If the business owns rental properties, conducts business, performs services, solicits sales, operates, or maintains an office in Findlay, the tax is imposed first on the business based on the income that is attributable to Findlay. Resident individual partners, members, and shareholders must then report their untaxed distributive shares. An LLC taxed as a corporation by the IRS will be taxed as a corporation by Findlay. An LLC owned by only one person will be taxed as a sole proprietorship. (The S corporation shareholder provision was effective January 2002.)
For example, 78 percent of a pass-through entity’s $30,000 loss is attributable to Findlay. The pass-through entity has five individual owners who share losses equally. The entity is required to file a return and report a loss attributable to Findlay of $23,400 ($30,000 x 78%). Each resident individual S corporation shareholder (to the extent the S corporation’s income is apportioned within Ohio), partner, or member is permitted to report a loss of $1,320 [$30,000 x 20% share x (1 – 78%)].

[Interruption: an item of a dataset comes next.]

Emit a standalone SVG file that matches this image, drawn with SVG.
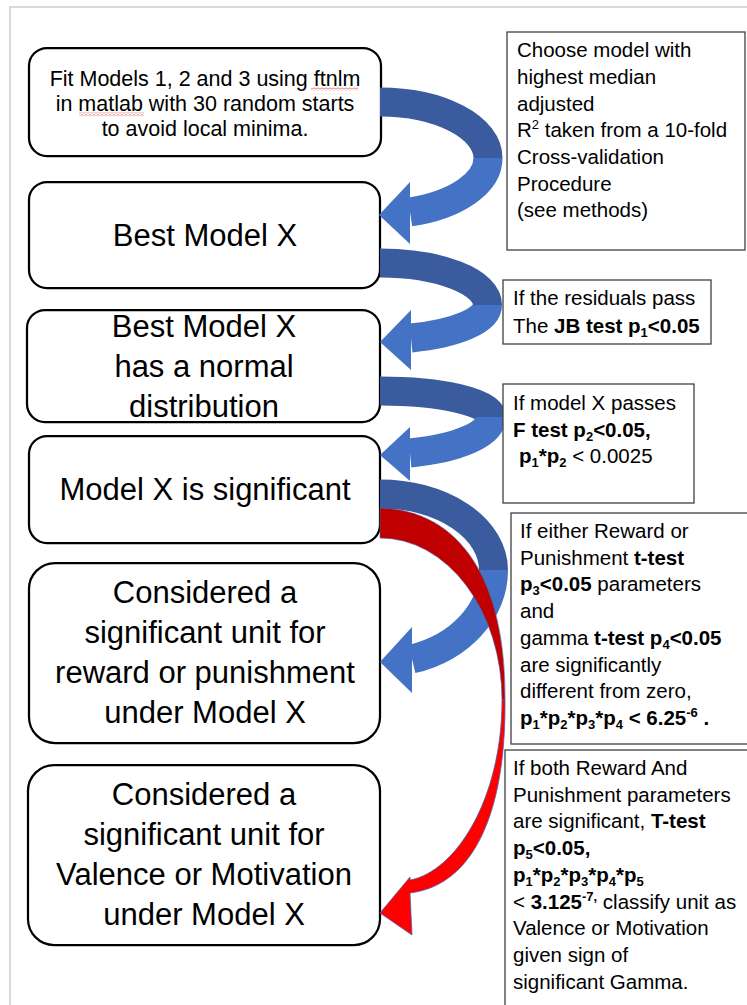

Arlington is prohibited from imposing tax on resident shareholders’ distributive shares from S corporations. Bills originating in both the Ohio House and the Senate established voting requirements available only to communities that were imposing tax on this income by ordinance, rule, or regulation as of December 2002, which the Village was not. Senate Bill 180 of the 124th Ohio General Assembly established a November 2003 voting requirement for distributions from interstate S corporations, followed by House Bill 127 of the 125th Ohio General Assembly that established a November 2004 voting requirement for distributions from intrastate S corporations. As a result, Arlington is eligible to impose tax on S corporations only at the entity level.